* [TASK DATA]:
....
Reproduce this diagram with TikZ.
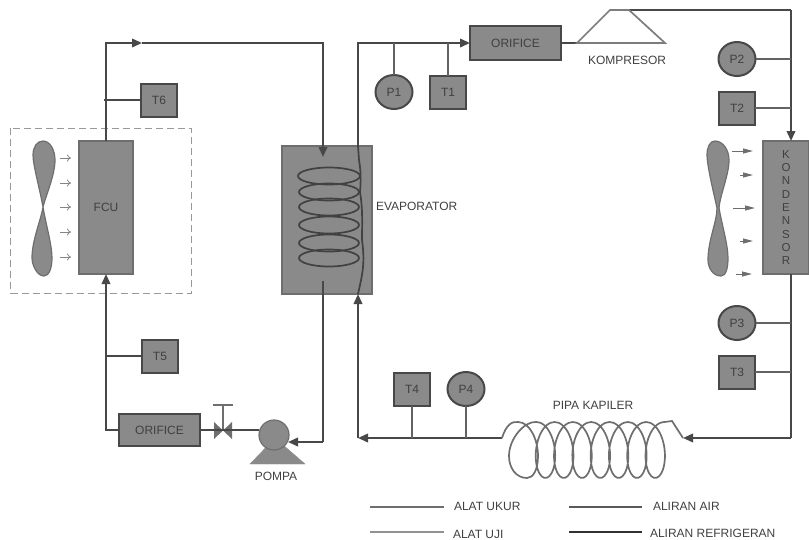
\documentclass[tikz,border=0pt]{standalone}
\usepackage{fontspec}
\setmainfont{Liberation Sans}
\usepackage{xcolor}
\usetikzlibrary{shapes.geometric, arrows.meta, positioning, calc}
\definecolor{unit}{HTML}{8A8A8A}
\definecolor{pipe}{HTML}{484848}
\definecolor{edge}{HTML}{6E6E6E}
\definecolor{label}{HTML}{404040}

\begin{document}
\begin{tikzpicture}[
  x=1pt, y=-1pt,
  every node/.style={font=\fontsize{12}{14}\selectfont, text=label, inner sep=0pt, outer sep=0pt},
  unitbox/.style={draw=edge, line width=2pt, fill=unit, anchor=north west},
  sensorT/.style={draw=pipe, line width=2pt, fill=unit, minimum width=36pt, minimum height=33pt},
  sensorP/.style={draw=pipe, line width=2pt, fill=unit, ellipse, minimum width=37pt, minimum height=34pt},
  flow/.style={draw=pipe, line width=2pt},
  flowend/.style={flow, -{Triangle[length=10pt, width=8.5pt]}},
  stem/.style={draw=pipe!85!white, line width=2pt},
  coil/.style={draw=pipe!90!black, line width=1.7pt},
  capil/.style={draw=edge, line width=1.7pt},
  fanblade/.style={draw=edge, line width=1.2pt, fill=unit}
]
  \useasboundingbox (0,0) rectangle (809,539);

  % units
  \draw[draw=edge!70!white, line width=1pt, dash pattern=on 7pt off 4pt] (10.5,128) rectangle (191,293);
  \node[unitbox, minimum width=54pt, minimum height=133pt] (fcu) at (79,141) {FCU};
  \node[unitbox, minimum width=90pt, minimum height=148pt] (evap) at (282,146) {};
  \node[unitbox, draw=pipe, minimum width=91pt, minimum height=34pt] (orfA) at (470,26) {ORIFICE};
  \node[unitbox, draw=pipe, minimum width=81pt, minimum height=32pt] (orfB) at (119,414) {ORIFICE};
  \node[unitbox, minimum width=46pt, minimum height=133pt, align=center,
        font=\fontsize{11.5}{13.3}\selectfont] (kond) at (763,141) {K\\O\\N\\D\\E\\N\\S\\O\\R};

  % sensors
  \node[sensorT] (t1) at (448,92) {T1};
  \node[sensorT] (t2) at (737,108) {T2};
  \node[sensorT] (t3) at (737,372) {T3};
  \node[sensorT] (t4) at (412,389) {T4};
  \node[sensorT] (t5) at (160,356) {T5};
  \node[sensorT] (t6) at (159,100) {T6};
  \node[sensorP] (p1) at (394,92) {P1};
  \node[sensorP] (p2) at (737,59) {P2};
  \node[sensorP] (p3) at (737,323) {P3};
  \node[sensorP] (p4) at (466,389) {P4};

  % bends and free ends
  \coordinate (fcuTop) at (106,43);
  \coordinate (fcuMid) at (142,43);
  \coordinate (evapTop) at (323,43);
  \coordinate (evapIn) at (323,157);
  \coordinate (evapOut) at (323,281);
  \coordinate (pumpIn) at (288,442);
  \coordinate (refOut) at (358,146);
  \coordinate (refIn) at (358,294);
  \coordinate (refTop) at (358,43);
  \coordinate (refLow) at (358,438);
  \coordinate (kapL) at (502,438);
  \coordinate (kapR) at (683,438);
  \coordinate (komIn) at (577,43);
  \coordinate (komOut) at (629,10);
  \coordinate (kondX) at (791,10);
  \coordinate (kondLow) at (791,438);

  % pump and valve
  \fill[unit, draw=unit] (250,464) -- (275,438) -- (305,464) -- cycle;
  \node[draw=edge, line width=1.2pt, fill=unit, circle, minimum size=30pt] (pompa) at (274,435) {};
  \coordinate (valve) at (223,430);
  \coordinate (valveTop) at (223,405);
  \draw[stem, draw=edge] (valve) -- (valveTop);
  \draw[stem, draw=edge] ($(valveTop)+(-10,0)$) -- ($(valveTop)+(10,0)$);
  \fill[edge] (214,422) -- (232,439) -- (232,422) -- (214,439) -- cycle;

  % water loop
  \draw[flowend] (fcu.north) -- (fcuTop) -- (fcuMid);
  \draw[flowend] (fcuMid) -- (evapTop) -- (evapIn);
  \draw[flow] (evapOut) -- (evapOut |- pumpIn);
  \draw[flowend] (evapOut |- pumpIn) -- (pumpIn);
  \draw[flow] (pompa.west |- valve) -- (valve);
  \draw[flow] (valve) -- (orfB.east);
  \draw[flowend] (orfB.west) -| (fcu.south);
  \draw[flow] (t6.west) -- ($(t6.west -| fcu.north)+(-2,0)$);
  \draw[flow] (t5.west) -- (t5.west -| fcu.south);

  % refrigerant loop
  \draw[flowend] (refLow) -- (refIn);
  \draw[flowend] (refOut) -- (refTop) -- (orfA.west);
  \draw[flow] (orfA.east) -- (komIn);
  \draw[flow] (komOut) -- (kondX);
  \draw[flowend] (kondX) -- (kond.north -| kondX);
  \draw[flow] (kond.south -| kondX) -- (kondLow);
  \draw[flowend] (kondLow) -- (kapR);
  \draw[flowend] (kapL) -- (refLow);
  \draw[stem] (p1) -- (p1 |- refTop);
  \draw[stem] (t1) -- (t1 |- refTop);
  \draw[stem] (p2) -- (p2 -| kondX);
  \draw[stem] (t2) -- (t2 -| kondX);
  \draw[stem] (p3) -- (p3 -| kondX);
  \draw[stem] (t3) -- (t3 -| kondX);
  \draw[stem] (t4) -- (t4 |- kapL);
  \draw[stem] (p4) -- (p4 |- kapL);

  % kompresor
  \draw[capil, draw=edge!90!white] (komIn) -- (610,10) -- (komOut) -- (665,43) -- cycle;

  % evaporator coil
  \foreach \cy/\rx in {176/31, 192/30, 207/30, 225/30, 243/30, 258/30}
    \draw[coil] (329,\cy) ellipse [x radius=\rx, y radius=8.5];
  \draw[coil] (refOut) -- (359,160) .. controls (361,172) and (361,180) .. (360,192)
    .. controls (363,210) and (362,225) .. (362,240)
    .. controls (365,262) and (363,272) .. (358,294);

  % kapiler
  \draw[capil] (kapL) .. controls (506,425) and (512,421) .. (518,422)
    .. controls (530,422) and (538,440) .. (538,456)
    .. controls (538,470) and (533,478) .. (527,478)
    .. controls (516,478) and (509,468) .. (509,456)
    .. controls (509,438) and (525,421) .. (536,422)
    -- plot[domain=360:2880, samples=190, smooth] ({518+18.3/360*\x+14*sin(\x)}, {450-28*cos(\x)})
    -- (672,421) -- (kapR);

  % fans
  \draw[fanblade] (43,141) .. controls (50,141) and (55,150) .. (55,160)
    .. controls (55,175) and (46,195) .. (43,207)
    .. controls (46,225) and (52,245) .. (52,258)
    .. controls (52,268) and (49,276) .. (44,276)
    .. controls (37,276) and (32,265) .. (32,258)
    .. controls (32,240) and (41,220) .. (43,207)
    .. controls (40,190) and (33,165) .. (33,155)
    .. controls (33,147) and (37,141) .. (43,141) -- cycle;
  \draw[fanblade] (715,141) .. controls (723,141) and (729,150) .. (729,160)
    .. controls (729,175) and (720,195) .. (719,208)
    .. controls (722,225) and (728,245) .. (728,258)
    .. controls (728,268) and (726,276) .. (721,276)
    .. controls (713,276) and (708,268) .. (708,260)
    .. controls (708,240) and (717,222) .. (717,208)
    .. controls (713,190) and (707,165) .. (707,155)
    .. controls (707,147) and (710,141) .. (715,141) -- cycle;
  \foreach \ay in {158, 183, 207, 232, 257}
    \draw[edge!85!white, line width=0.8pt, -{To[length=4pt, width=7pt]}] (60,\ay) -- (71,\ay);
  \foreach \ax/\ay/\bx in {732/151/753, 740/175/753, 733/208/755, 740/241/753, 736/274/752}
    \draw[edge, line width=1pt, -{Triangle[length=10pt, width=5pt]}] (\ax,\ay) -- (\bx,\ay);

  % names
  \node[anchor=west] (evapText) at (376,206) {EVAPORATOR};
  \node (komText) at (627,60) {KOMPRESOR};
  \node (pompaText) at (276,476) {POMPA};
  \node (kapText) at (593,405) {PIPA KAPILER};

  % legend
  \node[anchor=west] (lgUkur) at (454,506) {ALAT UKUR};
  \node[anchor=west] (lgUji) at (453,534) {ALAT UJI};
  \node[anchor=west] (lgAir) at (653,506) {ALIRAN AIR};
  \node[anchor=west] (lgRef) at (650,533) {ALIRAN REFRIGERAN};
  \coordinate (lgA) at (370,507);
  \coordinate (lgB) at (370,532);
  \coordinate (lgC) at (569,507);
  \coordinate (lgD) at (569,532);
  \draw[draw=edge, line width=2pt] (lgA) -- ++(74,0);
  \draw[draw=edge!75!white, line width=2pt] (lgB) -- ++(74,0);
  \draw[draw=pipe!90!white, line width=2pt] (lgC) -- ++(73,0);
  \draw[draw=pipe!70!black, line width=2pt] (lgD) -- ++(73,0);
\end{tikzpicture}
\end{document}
....
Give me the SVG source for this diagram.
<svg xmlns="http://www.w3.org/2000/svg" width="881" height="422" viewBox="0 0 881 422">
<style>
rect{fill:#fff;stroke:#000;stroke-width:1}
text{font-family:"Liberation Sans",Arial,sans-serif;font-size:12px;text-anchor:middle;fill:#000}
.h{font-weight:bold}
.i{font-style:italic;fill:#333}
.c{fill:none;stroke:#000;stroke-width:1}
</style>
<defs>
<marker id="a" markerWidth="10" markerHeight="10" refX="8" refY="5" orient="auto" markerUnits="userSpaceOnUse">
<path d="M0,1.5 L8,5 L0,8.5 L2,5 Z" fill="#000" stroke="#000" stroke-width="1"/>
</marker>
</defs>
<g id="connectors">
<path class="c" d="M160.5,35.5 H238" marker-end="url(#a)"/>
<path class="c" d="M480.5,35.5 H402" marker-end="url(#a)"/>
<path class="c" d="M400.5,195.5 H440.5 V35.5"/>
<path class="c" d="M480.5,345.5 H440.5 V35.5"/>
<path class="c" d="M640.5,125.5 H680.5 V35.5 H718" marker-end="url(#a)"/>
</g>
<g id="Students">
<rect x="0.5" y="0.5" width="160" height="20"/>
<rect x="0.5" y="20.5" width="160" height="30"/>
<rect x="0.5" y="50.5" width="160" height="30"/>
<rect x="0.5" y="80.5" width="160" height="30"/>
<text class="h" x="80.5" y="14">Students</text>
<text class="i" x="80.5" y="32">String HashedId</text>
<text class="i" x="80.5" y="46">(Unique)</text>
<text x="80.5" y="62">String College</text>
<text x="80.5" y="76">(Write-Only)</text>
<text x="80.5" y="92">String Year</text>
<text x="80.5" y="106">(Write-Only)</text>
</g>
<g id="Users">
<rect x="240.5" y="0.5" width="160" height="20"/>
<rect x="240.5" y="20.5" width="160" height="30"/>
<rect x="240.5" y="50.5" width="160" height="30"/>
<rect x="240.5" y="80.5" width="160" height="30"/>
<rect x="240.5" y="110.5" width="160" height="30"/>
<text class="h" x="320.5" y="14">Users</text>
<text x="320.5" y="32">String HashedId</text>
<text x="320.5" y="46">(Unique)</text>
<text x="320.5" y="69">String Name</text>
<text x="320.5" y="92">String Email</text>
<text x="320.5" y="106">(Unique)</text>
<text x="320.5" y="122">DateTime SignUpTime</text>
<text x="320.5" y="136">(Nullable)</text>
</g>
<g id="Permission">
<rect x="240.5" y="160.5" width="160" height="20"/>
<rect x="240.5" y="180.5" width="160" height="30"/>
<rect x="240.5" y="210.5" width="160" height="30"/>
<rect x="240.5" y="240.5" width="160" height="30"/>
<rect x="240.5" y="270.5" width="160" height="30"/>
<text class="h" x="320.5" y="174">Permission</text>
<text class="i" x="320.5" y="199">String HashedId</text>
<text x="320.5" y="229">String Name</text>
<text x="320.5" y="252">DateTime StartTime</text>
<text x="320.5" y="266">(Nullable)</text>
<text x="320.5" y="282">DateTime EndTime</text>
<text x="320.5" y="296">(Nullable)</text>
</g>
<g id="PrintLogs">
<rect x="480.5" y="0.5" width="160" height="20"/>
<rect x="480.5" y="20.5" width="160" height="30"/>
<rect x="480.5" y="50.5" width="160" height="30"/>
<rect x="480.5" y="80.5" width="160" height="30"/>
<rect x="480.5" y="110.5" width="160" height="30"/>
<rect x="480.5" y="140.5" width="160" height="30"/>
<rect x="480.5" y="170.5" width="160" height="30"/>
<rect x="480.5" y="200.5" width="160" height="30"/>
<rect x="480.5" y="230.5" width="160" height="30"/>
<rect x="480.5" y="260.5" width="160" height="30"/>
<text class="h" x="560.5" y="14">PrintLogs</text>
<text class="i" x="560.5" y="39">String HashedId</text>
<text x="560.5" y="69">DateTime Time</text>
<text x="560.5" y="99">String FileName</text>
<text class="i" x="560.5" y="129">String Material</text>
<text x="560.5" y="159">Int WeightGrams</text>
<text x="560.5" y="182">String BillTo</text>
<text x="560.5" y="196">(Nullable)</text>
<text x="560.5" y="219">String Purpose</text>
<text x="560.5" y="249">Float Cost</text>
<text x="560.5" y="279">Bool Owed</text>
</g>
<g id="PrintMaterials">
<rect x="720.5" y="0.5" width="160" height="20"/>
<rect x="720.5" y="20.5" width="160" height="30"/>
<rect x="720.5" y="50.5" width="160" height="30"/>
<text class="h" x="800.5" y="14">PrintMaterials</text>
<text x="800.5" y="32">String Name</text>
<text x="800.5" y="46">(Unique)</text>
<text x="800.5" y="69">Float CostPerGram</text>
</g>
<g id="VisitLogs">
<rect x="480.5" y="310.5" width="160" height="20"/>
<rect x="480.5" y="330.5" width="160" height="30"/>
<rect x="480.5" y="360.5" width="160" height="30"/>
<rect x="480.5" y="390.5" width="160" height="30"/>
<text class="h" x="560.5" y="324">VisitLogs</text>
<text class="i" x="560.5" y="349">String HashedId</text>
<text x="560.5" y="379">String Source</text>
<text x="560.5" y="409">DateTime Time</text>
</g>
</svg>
....
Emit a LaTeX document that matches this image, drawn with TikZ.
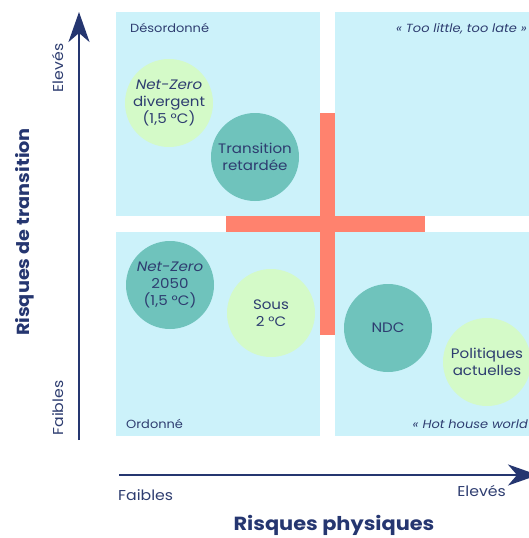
....
* [THE PROBLEM]:
Can you give again only the lines between the one containing "Reproduce this diagram with TikZ." and the one containing "(0,0) rectangle (809,539);", counting both, exactly as they appear and without any pictures?

* [EXERCISE RESPONSE]:
Reproduce this diagram with TikZ.
\documentclass[tikz,border=0pt]{standalone}
\usepackage{fontspec}
\setmainfont{Liberation Sans}
\usepackage{xcolor}
\usetikzlibrary{shapes.geometric, arrows.meta, positioning, calc}
\definecolor{unit}{HTML}{8A8A8A}
\definecolor{pipe}{HTML}{484848}
\definecolor{edge}{HTML}{6E6E6E}
\definecolor{label}{HTML}{404040}

\begin{document}
\begin{tikzpicture}[
  x=1pt, y=-1pt,
  every node/.style={font=\fontsize{12}{14}\selectfont, text=label, inner sep=0pt, outer sep=0pt},
  unitbox/.style={draw=edge, line width=2pt, fill=unit, anchor=north west},
  sensorT/.style={draw=pipe, line width=2pt, fill=unit, minimum width=36pt, minimum height=33pt},
  sensorP/.style={draw=pipe, line width=2pt, fill=unit, ellipse, minimum width=37pt, minimum height=34pt},
  flow/.style={draw=pipe, line width=2pt},
  flowend/.style={flow, -{Triangle[length=10pt, width=8.5pt]}},
  stem/.style={draw=pipe!85!white, line width=2pt},
  coil/.style={draw=pipe!90!black, line width=1.7pt},
  capil/.style={draw=edge, line width=1.7pt},
  fanblade/.style={draw=edge, line width=1.2pt, fill=unit}
]
  \useasboundingbox (0,0) rectangle (809,539);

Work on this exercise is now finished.